begin
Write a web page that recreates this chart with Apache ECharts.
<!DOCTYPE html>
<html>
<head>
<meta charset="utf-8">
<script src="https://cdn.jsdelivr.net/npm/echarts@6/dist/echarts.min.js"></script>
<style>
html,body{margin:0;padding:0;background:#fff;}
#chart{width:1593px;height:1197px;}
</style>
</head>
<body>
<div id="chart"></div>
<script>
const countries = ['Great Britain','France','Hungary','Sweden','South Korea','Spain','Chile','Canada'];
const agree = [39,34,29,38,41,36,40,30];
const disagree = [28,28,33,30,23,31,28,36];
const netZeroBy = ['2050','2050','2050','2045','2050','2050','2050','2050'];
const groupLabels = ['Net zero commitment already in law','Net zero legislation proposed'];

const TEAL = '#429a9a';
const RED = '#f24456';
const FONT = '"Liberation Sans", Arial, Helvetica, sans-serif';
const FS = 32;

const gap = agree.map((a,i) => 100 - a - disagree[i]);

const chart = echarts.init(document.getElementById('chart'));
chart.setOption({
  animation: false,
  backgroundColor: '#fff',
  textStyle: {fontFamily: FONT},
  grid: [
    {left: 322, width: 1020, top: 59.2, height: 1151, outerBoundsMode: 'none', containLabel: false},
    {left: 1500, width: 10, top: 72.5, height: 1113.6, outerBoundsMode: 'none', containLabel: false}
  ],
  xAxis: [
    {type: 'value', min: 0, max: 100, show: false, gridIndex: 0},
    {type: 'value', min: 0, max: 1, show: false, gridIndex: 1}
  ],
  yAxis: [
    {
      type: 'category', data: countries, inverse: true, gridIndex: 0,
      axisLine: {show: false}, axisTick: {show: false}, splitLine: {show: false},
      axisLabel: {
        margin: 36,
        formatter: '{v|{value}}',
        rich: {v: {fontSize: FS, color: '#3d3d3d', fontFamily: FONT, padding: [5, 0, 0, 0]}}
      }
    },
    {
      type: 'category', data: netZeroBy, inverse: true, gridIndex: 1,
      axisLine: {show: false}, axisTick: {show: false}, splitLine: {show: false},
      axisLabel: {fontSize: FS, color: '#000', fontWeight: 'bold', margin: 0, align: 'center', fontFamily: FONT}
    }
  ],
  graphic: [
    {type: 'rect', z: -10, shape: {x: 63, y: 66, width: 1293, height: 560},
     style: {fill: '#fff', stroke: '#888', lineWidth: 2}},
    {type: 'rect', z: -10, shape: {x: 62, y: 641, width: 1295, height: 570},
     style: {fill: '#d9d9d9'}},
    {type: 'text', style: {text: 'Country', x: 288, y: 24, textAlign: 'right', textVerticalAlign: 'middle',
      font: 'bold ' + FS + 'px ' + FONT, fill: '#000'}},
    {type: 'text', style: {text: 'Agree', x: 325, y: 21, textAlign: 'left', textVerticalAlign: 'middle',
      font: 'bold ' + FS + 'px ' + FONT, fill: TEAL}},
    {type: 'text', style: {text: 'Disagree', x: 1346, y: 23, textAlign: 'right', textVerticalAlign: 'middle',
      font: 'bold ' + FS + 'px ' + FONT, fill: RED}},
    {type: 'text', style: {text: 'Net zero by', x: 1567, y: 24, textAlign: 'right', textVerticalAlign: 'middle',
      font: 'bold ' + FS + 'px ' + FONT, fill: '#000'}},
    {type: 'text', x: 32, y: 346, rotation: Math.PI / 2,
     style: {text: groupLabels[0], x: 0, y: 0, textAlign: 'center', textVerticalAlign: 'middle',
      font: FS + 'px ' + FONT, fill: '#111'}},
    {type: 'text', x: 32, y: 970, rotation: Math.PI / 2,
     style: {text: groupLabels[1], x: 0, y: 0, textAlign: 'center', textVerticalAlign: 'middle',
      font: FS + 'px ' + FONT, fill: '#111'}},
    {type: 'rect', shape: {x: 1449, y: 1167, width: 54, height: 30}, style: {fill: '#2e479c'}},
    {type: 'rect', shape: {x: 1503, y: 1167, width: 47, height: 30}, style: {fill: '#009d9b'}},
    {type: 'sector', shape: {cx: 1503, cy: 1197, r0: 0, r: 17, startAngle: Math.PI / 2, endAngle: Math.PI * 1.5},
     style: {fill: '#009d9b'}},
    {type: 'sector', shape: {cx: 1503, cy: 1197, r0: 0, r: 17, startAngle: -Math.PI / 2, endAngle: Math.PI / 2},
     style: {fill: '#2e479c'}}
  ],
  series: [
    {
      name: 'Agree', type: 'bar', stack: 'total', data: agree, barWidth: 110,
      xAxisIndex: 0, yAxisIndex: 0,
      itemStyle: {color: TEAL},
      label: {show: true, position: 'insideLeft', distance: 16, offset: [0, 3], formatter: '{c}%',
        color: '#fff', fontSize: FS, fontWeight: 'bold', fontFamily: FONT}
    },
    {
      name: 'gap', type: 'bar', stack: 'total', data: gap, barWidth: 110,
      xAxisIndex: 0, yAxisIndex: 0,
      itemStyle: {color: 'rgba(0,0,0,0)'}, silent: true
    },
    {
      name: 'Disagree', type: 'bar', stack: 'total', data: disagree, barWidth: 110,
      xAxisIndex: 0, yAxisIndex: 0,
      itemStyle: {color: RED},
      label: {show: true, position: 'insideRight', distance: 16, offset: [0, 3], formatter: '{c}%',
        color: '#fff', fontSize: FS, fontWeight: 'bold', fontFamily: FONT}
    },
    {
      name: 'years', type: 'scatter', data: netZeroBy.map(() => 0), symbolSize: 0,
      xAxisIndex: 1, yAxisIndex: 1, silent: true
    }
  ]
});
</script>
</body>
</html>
end
**WHAT IS BEING ASKED:** Return every line exactly.

**THE RESPONSE:**
Write a web page that recreates this chart with Apache ECharts.
<!DOCTYPE html>
<html>
<head>
<meta charset="utf-8">
<script src="https://cdn.jsdelivr.net/npm/echarts@6/dist/echarts.min.js"></script>
<style>
html,body{margin:0;padding:0;background:#fff;}
#chart{width:1593px;height:1197px;}
</style>
</head>
<body>
<div id="chart"></div>
<script>
const countries = ['Great Britain','France','Hungary','Sweden','South Korea','Spain','Chile','Canada'];
const agree = [39,34,29,38,41,36,40,30];
const disagree = [28,28,33,30,23,31,28,36];
const netZeroBy = ['2050','2050','2050','2045','2050','2050','2050','2050'];
const groupLabels = ['Net zero commitment already in law','Net zero legislation proposed'];

const TEAL = '#429a9a';
const RED = '#f24456';
const FONT = '"Liberation Sans", Arial, Helvetica, sans-serif';
const FS = 32;

const gap = agree.map((a,i) => 100 - a - disagree[i]);

const chart = echarts.init(document.getElementById('chart'));
chart.setOption({
  animation: false,
  backgroundColor: '#fff',
  textStyle: {fontFamily: FONT},
  grid: [
    {left: 322, width: 1020, top: 59.2, height: 1151, outerBoundsMode: 'none', containLabel: false},
    {left: 1500, width: 10, top: 72.5, height: 1113.6, outerBoundsMode: 'none', containLabel: false}
  ],
  xAxis: [
    {type: 'value', min: 0, max: 100, show: false, gridIndex: 0},
    {type: 'value', min: 0, max: 1, show: false, gridIndex: 1}
  ],
  yAxis: [
    {
      type: 'category', data: countries, inverse: true, gridIndex: 0,
      axisLine: {show: false}, axisTick: {show: false}, splitLine: {show: false},
      axisLabel: {
        margin: 36,
        formatter: '{v|{value}}',
        rich: {v: {fontSize: FS, color: '#3d3d3d', fontFamily: FONT, padding: [5, 0, 0, 0]}}
      }
    },
    {
      type: 'category', data: netZeroBy, inverse: true, gridIndex: 1,
      axisLine: {show: false}, axisTick: {show: false}, splitLine: {show: false},
      axisLabel: {fontSize: FS, color: '#000', fontWeight: 'bold', margin: 0, align: 'center', fontFamily: FONT}
    }
  ],
  graphic: [
    {type: 'rect', z: -10, shape: {x: 63, y: 66, width: 1293, height: 560},
     style: {fill: '#fff', stroke: '#888', lineWidth: 2}},
    {type: 'rect', z: -10, shape: {x: 62, y: 641, width: 1295, height: 570},
     style: {fill: '#d9d9d9'}},
    {type: 'text', style: {text: 'Country', x: 288, y: 24, textAlign: 'right', textVerticalAlign: 'middle',
      font: 'bold ' + FS + 'px ' + FONT, fill: '#000'}},
    {type: 'text', style: {text: 'Agree', x: 325, y: 21, textAlign: 'left', textVerticalAlign: 'middle',
      font: 'bold ' + FS + 'px ' + FONT, fill: TEAL}},
    {type: 'text', style: {text: 'Disagree', x: 1346, y: 23, textAlign: 'right', textVerticalAlign: 'middle',
      font: 'bold ' + FS + 'px ' + FONT, fill: RED}},
    {type: 'text', style: {text: 'Net zero by', x: 1567, y: 24, textAlign: 'right', textVerticalAlign: 'middle',
      font: 'bold ' + FS + 'px ' + FONT, fill: '#000'}},
    {type: 'text', x: 32, y: 346, rotation: Math.PI / 2,
     style: {text: groupLabels[0], x: 0, y: 0, textAlign: 'center', textVerticalAlign: 'middle',
      font: FS + 'px ' + FONT, fill: '#111'}},
    {type: 'text', x: 32, y: 970, rotation: Math.PI / 2,
     style: {text: groupLabels[1], x: 0, y: 0, textAlign: 'center', textVerticalAlign: 'middle',
      font: FS + 'px ' + FONT, fill: '#111'}},
    {type: 'rect', shape: {x: 1449, y: 1167, width: 54, height: 30}, style: {fill: '#2e479c'}},
    {type: 'rect', shape: {x: 1503, y: 1167, width: 47, height: 30}, style: {fill: '#009d9b'}},
    {type: 'sector', shape: {cx: 1503, cy: 1197, r0: 0, r: 17, startAngle: Math.PI / 2, endAngle: Math.PI * 1.5},
     style: {fill: '#009d9b'}},
    {type: 'sector', shape: {cx: 1503, cy: 1197, r0: 0, r: 17, startAngle: -Math.PI / 2, endAngle: Math.PI / 2},
     style: {fill: '#2e479c'}}
  ],
  series: [
    {
      name: 'Agree', type: 'bar', stack: 'total', data: agree, barWidth: 110,
      xAxisIndex: 0, yAxisIndex: 0,
      itemStyle: {color: TEAL},
      label: {show: true, position: 'insideLeft', distance: 16, offset: [0, 3], formatter: '{c}%',
        color: '#fff', fontSize: FS, fontWeight: 'bold', fontFamily: FONT}
    },
    {
      name: 'gap', type: 'bar', stack: 'total', data: gap, barWidth: 110,
      xAxisIndex: 0, yAxisIndex: 0,
      itemStyle: {color: 'rgba(0,0,0,0)'}, silent: true
    },
    {
      name: 'Disagree', type: 'bar', stack: 'total', data: disagree, barWidth: 110,
      xAxisIndex: 0, yAxisIndex: 0,
      itemStyle: {color: RED},
      label: {show: true, position: 'insideRight', distance: 16, offset: [0, 3], formatter: '{c}%',
        color: '#fff', fontSize: FS, fontWeight: 'bold', fontFamily: FONT}
    },
    {
      name: 'years', type: 'scatter', data: netZeroBy.map(() => 0), symbolSize: 0,
      xAxisIndex: 1, yAxisIndex: 1, silent: true
    }
  ]
});
</script>
</body>
</html>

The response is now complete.